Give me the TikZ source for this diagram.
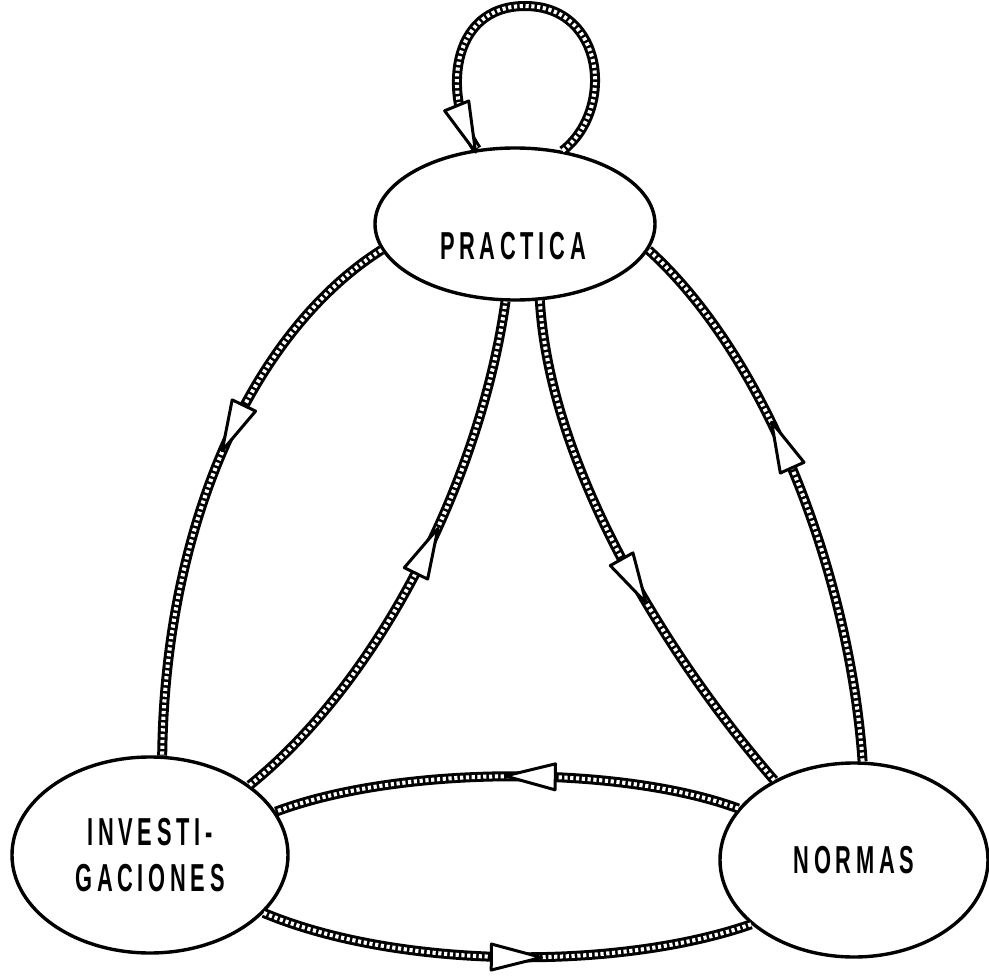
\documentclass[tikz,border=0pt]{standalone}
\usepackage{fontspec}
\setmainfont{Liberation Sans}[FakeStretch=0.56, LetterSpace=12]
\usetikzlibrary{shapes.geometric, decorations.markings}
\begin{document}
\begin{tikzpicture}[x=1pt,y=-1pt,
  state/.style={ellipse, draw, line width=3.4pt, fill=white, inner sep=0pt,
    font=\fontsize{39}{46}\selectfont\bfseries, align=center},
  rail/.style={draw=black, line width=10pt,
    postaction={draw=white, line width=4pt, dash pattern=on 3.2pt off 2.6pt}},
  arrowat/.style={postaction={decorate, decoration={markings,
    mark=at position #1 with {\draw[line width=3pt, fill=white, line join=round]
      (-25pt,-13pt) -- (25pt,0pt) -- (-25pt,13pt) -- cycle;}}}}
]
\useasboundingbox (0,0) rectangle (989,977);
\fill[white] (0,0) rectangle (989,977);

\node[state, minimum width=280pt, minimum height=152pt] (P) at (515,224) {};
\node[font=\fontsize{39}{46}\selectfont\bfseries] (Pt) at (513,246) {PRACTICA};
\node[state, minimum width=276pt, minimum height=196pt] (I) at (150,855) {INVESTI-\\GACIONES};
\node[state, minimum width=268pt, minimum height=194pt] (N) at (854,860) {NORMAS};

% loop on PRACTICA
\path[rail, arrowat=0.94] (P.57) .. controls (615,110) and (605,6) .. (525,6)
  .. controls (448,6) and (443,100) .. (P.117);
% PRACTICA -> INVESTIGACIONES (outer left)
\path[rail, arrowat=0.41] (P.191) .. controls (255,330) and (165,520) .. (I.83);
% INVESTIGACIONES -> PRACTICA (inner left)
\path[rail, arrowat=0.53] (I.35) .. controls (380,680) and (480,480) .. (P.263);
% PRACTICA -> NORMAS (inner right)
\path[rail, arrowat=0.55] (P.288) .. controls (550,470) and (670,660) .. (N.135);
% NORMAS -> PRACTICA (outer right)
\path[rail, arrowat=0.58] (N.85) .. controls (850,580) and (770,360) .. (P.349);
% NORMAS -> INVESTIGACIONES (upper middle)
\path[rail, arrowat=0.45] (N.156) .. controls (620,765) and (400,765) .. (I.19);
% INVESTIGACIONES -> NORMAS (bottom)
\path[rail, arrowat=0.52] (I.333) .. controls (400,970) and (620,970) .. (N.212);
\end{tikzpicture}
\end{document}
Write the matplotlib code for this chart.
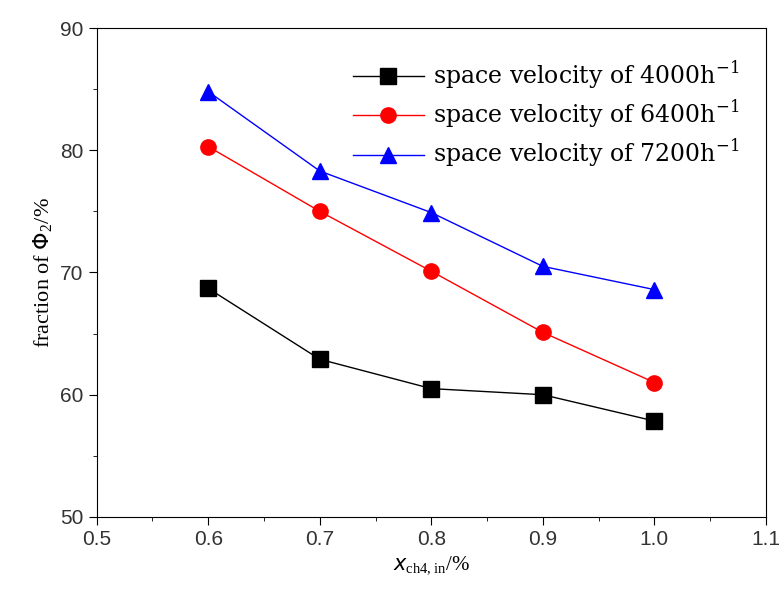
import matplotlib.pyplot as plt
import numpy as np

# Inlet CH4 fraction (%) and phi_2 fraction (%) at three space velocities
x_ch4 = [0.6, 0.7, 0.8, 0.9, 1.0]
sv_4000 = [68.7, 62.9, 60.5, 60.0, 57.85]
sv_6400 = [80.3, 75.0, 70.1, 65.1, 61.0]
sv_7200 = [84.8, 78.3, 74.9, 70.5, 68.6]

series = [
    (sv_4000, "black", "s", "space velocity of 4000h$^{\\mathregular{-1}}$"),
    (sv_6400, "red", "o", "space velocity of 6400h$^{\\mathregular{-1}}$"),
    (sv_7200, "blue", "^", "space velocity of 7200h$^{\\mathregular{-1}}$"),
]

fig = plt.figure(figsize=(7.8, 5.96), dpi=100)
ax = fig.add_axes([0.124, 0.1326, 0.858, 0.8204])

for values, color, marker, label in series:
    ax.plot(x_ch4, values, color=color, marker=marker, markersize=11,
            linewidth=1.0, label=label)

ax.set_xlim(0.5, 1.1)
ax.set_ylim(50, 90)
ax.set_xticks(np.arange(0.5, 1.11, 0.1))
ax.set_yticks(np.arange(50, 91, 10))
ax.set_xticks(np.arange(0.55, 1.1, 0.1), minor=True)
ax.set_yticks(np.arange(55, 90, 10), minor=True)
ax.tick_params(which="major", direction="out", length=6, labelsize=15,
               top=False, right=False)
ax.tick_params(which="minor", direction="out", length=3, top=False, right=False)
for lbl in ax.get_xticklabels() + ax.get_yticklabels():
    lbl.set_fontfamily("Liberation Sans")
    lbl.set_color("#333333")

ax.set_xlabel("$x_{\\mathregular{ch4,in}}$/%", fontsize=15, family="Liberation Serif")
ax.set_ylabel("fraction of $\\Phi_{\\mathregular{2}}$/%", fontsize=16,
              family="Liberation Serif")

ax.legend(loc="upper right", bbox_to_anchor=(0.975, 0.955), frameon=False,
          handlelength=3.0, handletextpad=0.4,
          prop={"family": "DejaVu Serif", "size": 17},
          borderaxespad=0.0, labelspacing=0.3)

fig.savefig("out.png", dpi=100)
· · · · ·
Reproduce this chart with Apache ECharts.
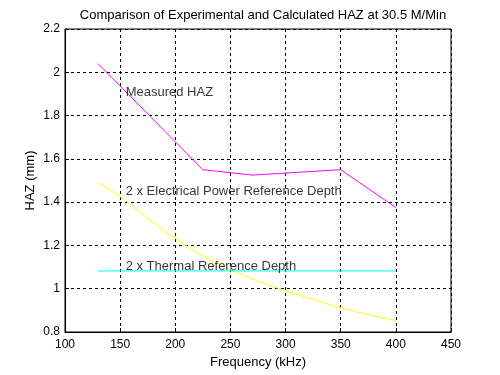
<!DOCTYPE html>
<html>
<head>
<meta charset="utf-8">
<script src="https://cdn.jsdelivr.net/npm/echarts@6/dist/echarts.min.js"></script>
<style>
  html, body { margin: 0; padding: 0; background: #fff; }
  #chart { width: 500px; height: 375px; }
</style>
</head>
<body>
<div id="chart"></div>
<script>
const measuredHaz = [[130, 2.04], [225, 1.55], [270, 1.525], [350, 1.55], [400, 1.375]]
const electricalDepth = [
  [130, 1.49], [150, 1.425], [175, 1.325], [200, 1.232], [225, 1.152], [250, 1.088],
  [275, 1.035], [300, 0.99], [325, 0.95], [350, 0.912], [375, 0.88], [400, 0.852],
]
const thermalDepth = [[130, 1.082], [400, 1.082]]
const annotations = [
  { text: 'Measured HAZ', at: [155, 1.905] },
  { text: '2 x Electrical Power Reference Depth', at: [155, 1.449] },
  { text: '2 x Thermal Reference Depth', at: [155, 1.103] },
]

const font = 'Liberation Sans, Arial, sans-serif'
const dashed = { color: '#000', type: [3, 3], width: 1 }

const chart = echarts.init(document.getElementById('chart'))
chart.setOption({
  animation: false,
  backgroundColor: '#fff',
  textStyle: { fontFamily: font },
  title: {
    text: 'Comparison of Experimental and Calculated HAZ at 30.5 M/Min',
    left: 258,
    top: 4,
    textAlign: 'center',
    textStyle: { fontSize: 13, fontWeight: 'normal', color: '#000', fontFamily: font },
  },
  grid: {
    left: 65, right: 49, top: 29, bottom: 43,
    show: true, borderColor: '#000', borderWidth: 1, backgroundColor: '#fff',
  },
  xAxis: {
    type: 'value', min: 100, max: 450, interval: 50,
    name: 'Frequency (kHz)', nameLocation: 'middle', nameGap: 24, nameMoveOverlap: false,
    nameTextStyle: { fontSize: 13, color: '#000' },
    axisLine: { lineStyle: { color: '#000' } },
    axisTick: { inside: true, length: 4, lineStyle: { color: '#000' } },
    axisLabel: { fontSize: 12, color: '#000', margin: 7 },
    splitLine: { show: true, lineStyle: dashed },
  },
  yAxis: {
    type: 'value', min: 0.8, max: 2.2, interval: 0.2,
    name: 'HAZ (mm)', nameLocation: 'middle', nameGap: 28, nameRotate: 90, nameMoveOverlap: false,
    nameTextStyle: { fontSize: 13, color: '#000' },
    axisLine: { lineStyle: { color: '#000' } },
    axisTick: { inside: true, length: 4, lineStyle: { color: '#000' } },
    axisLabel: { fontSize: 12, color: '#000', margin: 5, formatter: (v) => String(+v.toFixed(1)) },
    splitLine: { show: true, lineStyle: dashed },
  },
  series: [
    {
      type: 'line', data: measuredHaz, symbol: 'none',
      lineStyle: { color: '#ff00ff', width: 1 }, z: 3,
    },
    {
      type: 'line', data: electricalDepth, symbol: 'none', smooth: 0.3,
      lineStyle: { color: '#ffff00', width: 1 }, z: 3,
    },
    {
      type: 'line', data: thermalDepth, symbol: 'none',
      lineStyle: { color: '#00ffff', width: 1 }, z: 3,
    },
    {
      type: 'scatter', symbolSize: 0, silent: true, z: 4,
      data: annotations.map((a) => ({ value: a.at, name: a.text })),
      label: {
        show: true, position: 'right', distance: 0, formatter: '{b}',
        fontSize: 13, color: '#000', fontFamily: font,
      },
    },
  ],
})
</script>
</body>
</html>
· · · · ·
Find every line in the records above that holds the word "matplotlib", and copy each one.

# [EXPECTED OUTPUT]
Write the matplotlib code for this chart.
import matplotlib.pyplot as plt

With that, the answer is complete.